How many of us know the National Motto of the United States? Not many, I’ll bet. But you’ll recognize it the moment you read it. It’s “In God We Trust.” The motto originated during the Civil War, according to The World Almanac and Book of Facts, “as an inscription for U.S. coins, although it was used by Francis Scott Key in a slightly different form when he wrote ‘The Star Spangled Banner’ in 1814. On Nov. 13, 1861, when Union morale had been shaken by battlefield defeats, the Rev. M. R. Watkinson, of Ridleyville, PA, wrote to Secretary of the Treasury Salmon P. Chase, ‘From my heart I have felt our national shame in disowning God as not the least of our present disasters.’ The minister wrote, suggesting ‘recognition of the Almighty God in some form on our coins.’ Secretary Chase ordered designs prepared with the inscription ‘In God We Trust’ and backed coinage legislation that authorized use of this slogan. It first appeared on some U.S. coins in 1864, and disappeared and reappeared on various coins until 1955, when Congress ordered it placed on all paper money and all coins.”
The designation of “In God We Trust” as our national motto was finally made official by Congress in 1956.

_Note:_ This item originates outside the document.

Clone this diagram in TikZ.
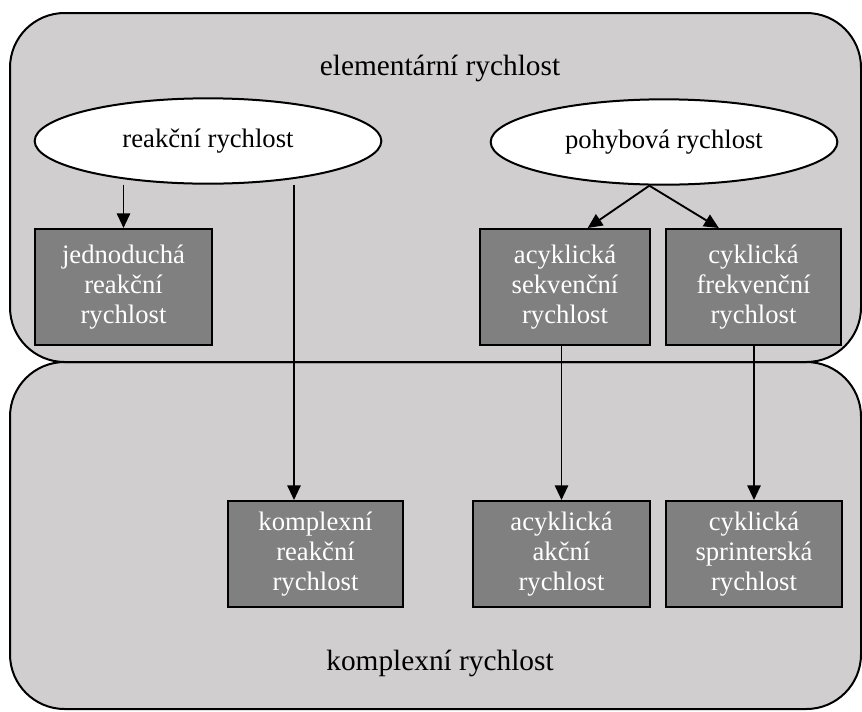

How about The Great Seal of the United States? How many of us can describe what it looks like? Again, not many, I’ll bet. According to The World Almanac and Book of Facts, “On July 4, 1776, the Continental Congress appointed a committee consisting of Benjamin Franklin, John Adams, and Thomas Jefferson ‘to bring in a device for a seal of the United States of America.’ The designs submitted by this and a subsequent committee were considered unacceptable. After many delays, a third committee appointed early in 1782 presented a design prepared by William Barton; and Charles Thomson, the Secretary of Congress, suggested certain changes, and Congress finally approved the design on June 20, 1782. The obverse side of the seal shows an American bald eagle. In its mouth is a ribbon bearing the motto ‘e pluribus unum’ (one out of many). In the eagle’s talons are the arrows of war and an olive branch of peace. The reverse side shows an unfinished pyramid with an eye (the eye of Providence) above it.”